*SUPPLIED MATERIAL:*
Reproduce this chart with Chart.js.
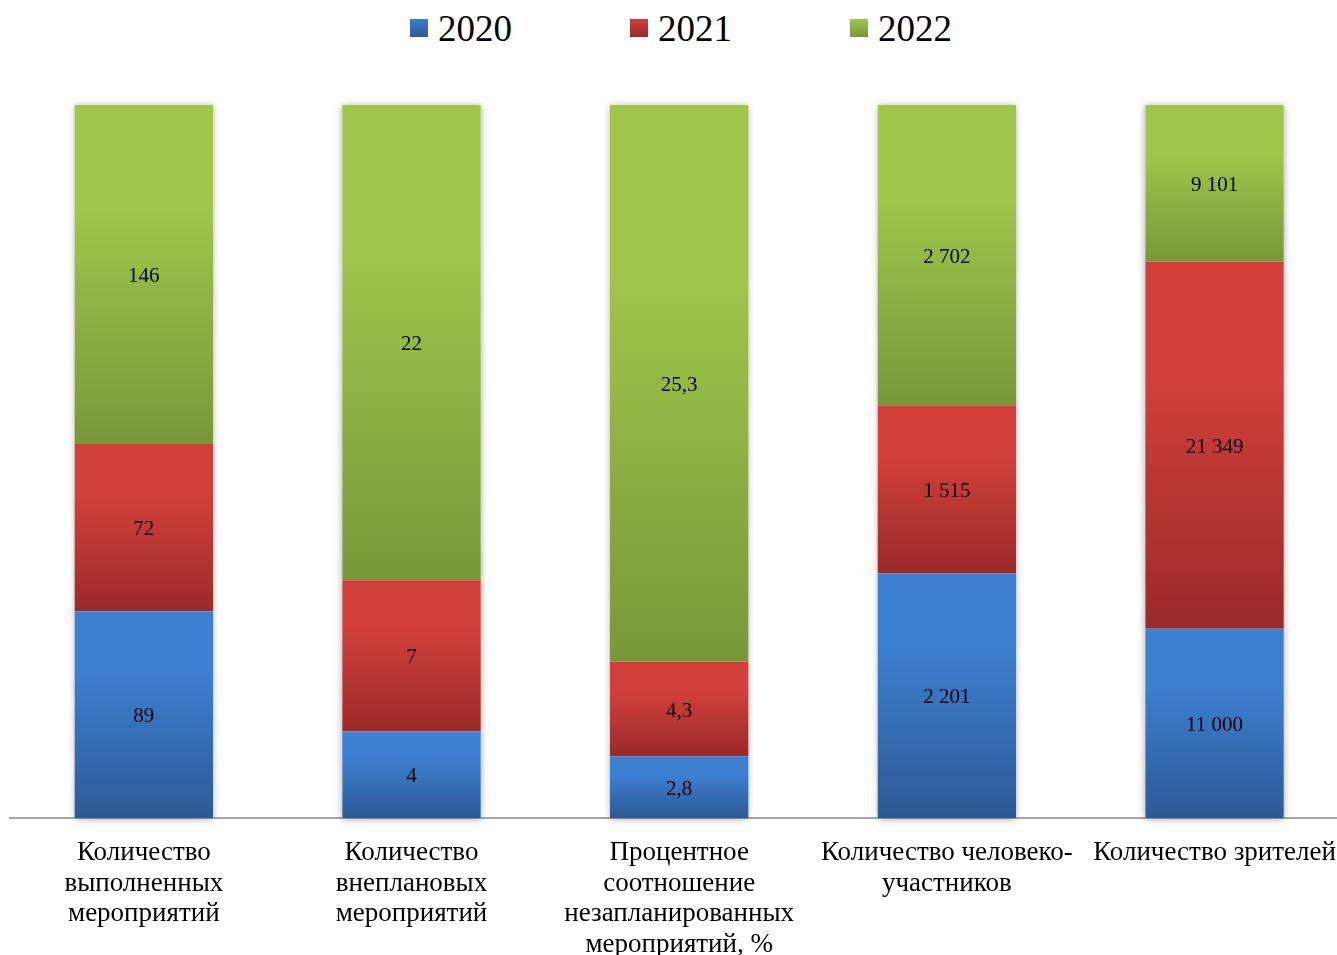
<!DOCTYPE html>
<html lang="ru">
<head>
<meta charset="utf-8">
<script src="https://cdn.jsdelivr.net/npm/chart.js@4.4.0/dist/chart.umd.min.js"></script>
<style>
  html, body { margin: 0; padding: 0; background: #fff; overflow: hidden; width: 1337px; height: 955px; }
  #wrap { position: relative; width: 1337px; height: 955px; overflow: hidden; }
  #chart { position: absolute; left: 0; top: 0; }
  #legend { position: absolute; left: 410px; top: 5px; display: flex; gap: 118px; font-family: 'Liberation Serif', 'Times New Roman', serif; font-size: 37px; color: #000; }
  .item { display: flex; align-items: center; gap: 10px; height: 46px; }
  .box { width: 18px; height: 18px; }
</style>
</head>
<body>
<div id="wrap">
  <div id="legend"></div>
  <canvas id="chart" width="1356" height="980"></canvas>
</div>
<script>
const categories = [
  ['Количество', 'выполненных', 'мероприятий'],
  ['Количество', 'внеплановых', 'мероприятий'],
  ['Процентное', 'соотношение', 'незапланированных', 'мероприятий, %'],
  ['Количество человеко-', 'участников'],
  ['Количество зрителей']
];
const years = ['2020', '2021', '2022'];
const values2020 = [89, 4, 2.8, 2201, 11000];
const values2021 = [72, 7, 4.3, 1515, 21349];
const values2022 = [146, 22, 25.3, 2702, 9101];

const series = [values2020, values2021, values2022];
// top / bottom gradient colours per series
const shades = [
  ['#3d7fd0', '#2c5995'],
  ['#d2403c', '#9a2a28'],
  ['#a0c64b', '#77983a']
];

// share of each value in its column, the chart is 100% stacked
const totals = categories.map((c, i) => series.reduce((s, arr) => s + arr[i], 0));
const shares = series.map(arr => arr.map((v, i) => v / totals[i] * 100));

function fmt(v) {
  const parts = String(v).split('.');
  const int = parts[0].replace(/\B(?=(\d{3})+(?!\d))/g, ' ');
  return parts[1] ? int + ',' + parts[1] : int;
}

function segGradient(context, d) {
  const chart = context.chart;
  const y = chart.scales.y;
  if (!chart.chartArea || !y || context.dataIndex === undefined) return shades[d][0];
  const i = context.dataIndex;
  let start = 0;
  for (let k = 0; k < d; k++) start += shares[k][i];
  const top = y.getPixelForValue(start + shares[d][i]);
  const bottom = y.getPixelForValue(start);
  if (!isFinite(top) || !isFinite(bottom) || top === bottom) return shades[d][0];
  const g = chart.ctx.createLinearGradient(0, top, 0, bottom);
  g.addColorStop(0, shades[d][0]);
  g.addColorStop(0.3, shades[d][0]);
  g.addColorStop(1, shades[d][1]);
  return g;
}

// soft shadow behind each whole column
const columnShadow = {
  id: 'columnShadow',
  beforeDatasetsDraw(chart) {
    const ctx = chart.ctx;
    const first = chart.getDatasetMeta(0).data;
    const last = chart.getDatasetMeta(series.length - 1).data;
    ctx.save();
    ctx.shadowColor = 'rgba(0,0,0,0.35)';
    ctx.shadowBlur = 7;
    ctx.shadowOffsetX = 0;
    ctx.shadowOffsetY = 1;
    ctx.fillStyle = '#fff';
    first.forEach((el, i) => {
      const topY = last[i].y;
      ctx.fillRect(el.x - el.width / 2, topY, el.width, el.base - topY);
    });
    ctx.restore();
  }
};

// raw numbers in the middle of each segment
const segLabels = {
  id: 'segLabels',
  afterDatasetsDraw(chart) {
    const ctx = chart.ctx;
    ctx.save();
    ctx.font = '21px "Liberation Serif", "Times New Roman", serif';
    ctx.fillStyle = '#000';
    ctx.textAlign = 'center';
    ctx.textBaseline = 'middle';
    series.forEach((arr, d) => {
      chart.getDatasetMeta(d).data.forEach((el, i) => {
        ctx.fillText(fmt(arr[i]), el.x, (el.y + el.base) / 2 + 2);
      });
    });
    ctx.restore();
  }
};

const chart = new Chart(document.getElementById('chart').getContext('2d'), {
  type: 'bar',
  data: {
    labels: categories,
    datasets: years.map((yr, d) => ({
      label: yr,
      data: shares[d],
      backgroundColor: (c) => segGradient(c, d),
      borderWidth: 0,
      barPercentage: 0.517,
      categoryPercentage: 1
    }))
  },
  options: {
    responsive: false,
    animation: false,
    layout: { padding: { top: 105, left: 10, right: 0, bottom: 0 } },
    plugins: {
      legend: { display: false },
      tooltip: { enabled: false }
    },
    scales: {
      x: {
        stacked: true,
        grid: { display: false, drawTicks: false },
        border: { display: true, color: '#a6a6a6', width: 2 },
        ticks: {
          color: '#000',
          font: { family: '"Liberation Serif", "Times New Roman", serif', size: 27, lineHeight: 1.13 },
          padding: 20,
          maxRotation: 0,
          autoSkip: false
        }
      },
      y: {
        stacked: true,
        display: false,
        min: 0,
        max: 100
      }
    }
  },
  plugins: [columnShadow, segLabels]
});

// legend built from the datasets
const legendEl = document.getElementById('legend');
chart.data.datasets.forEach((ds, d) => {
  const item = document.createElement('div');
  item.className = 'item';
  const box = document.createElement('span');
  box.className = 'box';
  box.style.background = 'linear-gradient(to bottom, ' + shades[d][0] + ', ' + shades[d][1] + ')';
  const txt = document.createElement('span');
  txt.textContent = ds.label;
  item.appendChild(box);
  item.appendChild(txt);
  legendEl.appendChild(item);
});
</script>
</body>
</html>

*TO BE DONE:* Write out every line above exactly as it is, leaving out the pictures.

*SOLUTION FOR THIS TASK:*
Reproduce this chart with Chart.js.
<!DOCTYPE html>
<html lang="ru">
<head>
<meta charset="utf-8">
<script src="https://cdn.jsdelivr.net/npm/chart.js@4.4.0/dist/chart.umd.min.js"></script>
<style>
  html, body { margin: 0; padding: 0; background: #fff; overflow: hidden; width: 1337px; height: 955px; }
  #wrap { position: relative; width: 1337px; height: 955px; overflow: hidden; }
  #chart { position: absolute; left: 0; top: 0; }
  #legend { position: absolute; left: 410px; top: 5px; display: flex; gap: 118px; font-family: 'Liberation Serif', 'Times New Roman', serif; font-size: 37px; color: #000; }
  .item { display: flex; align-items: center; gap: 10px; height: 46px; }
  .box { width: 18px; height: 18px; }
</style>
</head>
<body>
<div id="wrap">
  <div id="legend"></div>
  <canvas id="chart" width="1356" height="980"></canvas>
</div>
<script>
const categories = [
  ['Количество', 'выполненных', 'мероприятий'],
  ['Количество', 'внеплановых', 'мероприятий'],
  ['Процентное', 'соотношение', 'незапланированных', 'мероприятий, %'],
  ['Количество человеко-', 'участников'],
  ['Количество зрителей']
];
const years = ['2020', '2021', '2022'];
const values2020 = [89, 4, 2.8, 2201, 11000];
const values2021 = [72, 7, 4.3, 1515, 21349];
const values2022 = [146, 22, 25.3, 2702, 9101];

const series = [values2020, values2021, values2022];
// top / bottom gradient colours per series
const shades = [
  ['#3d7fd0', '#2c5995'],
  ['#d2403c', '#9a2a28'],
  ['#a0c64b', '#77983a']
];

// share of each value in its column, the chart is 100% stacked
const totals = categories.map((c, i) => series.reduce((s, arr) => s + arr[i], 0));
const shares = series.map(arr => arr.map((v, i) => v / totals[i] * 100));

function fmt(v) {
  const parts = String(v).split('.');
  const int = parts[0].replace(/\B(?=(\d{3})+(?!\d))/g, ' ');
  return parts[1] ? int + ',' + parts[1] : int;
}

function segGradient(context, d) {
  const chart = context.chart;
  const y = chart.scales.y;
  if (!chart.chartArea || !y || context.dataIndex === undefined) return shades[d][0];
  const i = context.dataIndex;
  let start = 0;
  for (let k = 0; k < d; k++) start += shares[k][i];
  const top = y.getPixelForValue(start + shares[d][i]);
  const bottom = y.getPixelForValue(start);
  if (!isFinite(top) || !isFinite(bottom) || top === bottom) return shades[d][0];
  const g = chart.ctx.createLinearGradient(0, top, 0, bottom);
  g.addColorStop(0, shades[d][0]);
  g.addColorStop(0.3, shades[d][0]);
  g.addColorStop(1, shades[d][1]);
  return g;
}

// soft shadow behind each whole column
const columnShadow = {
  id: 'columnShadow',
  beforeDatasetsDraw(chart) {
    const ctx = chart.ctx;
    const first = chart.getDatasetMeta(0).data;
    const last = chart.getDatasetMeta(series.length - 1).data;
    ctx.save();
    ctx.shadowColor = 'rgba(0,0,0,0.35)';
    ctx.shadowBlur = 7;
    ctx.shadowOffsetX = 0;
    ctx.shadowOffsetY = 1;
    ctx.fillStyle = '#fff';
    first.forEach((el, i) => {
      const topY = last[i].y;
      ctx.fillRect(el.x - el.width / 2, topY, el.width, el.base - topY);
    });
    ctx.restore();
  }
};

// raw numbers in the middle of each segment
const segLabels = {
  id: 'segLabels',
  afterDatasetsDraw(chart) {
    const ctx = chart.ctx;
    ctx.save();
    ctx.font = '21px "Liberation Serif", "Times New Roman", serif';
    ctx.fillStyle = '#000';
    ctx.textAlign = 'center';
    ctx.textBaseline = 'middle';
    series.forEach((arr, d) => {
      chart.getDatasetMeta(d).data.forEach((el, i) => {
        ctx.fillText(fmt(arr[i]), el.x, (el.y + el.base) / 2 + 2);
      });
    });
    ctx.restore();
  }
};

const chart = new Chart(document.getElementById('chart').getContext('2d'), {
  type: 'bar',
  data: {
    labels: categories,
    datasets: years.map((yr, d) => ({
      label: yr,
      data: shares[d],
      backgroundColor: (c) => segGradient(c, d),
      borderWidth: 0,
      barPercentage: 0.517,
      categoryPercentage: 1
    }))
  },
  options: {
    responsive: false,
    animation: false,
    layout: { padding: { top: 105, left: 10, right: 0, bottom: 0 } },
    plugins: {
      legend: { display: false },
      tooltip: { enabled: false }
    },
    scales: {
      x: {
        stacked: true,
        grid: { display: false, drawTicks: false },
        border: { display: true, color: '#a6a6a6', width: 2 },
        ticks: {
          color: '#000',
          font: { family: '"Liberation Serif", "Times New Roman", serif', size: 27, lineHeight: 1.13 },
          padding: 20,
          maxRotation: 0,
          autoSkip: false
        }
      },
      y: {
        stacked: true,
        display: false,
        min: 0,
        max: 100
      }
    }
  },
  plugins: [columnShadow, segLabels]
});

// legend built from the datasets
const legendEl = document.getElementById('legend');
chart.data.datasets.forEach((ds, d) => {
  const item = document.createElement('div');
  item.className = 'item';
  const box = document.createElement('span');
  box.className = 'box';
  box.style.background = 'linear-gradient(to bottom, ' + shades[d][0] + ', ' + shades[d][1] + ')';
  const txt = document.createElement('span');
  txt.textContent = ds.label;
  item.appendChild(box);
  item.appendChild(txt);
  legendEl.appendChild(item);
});
</script>
</body>
</html>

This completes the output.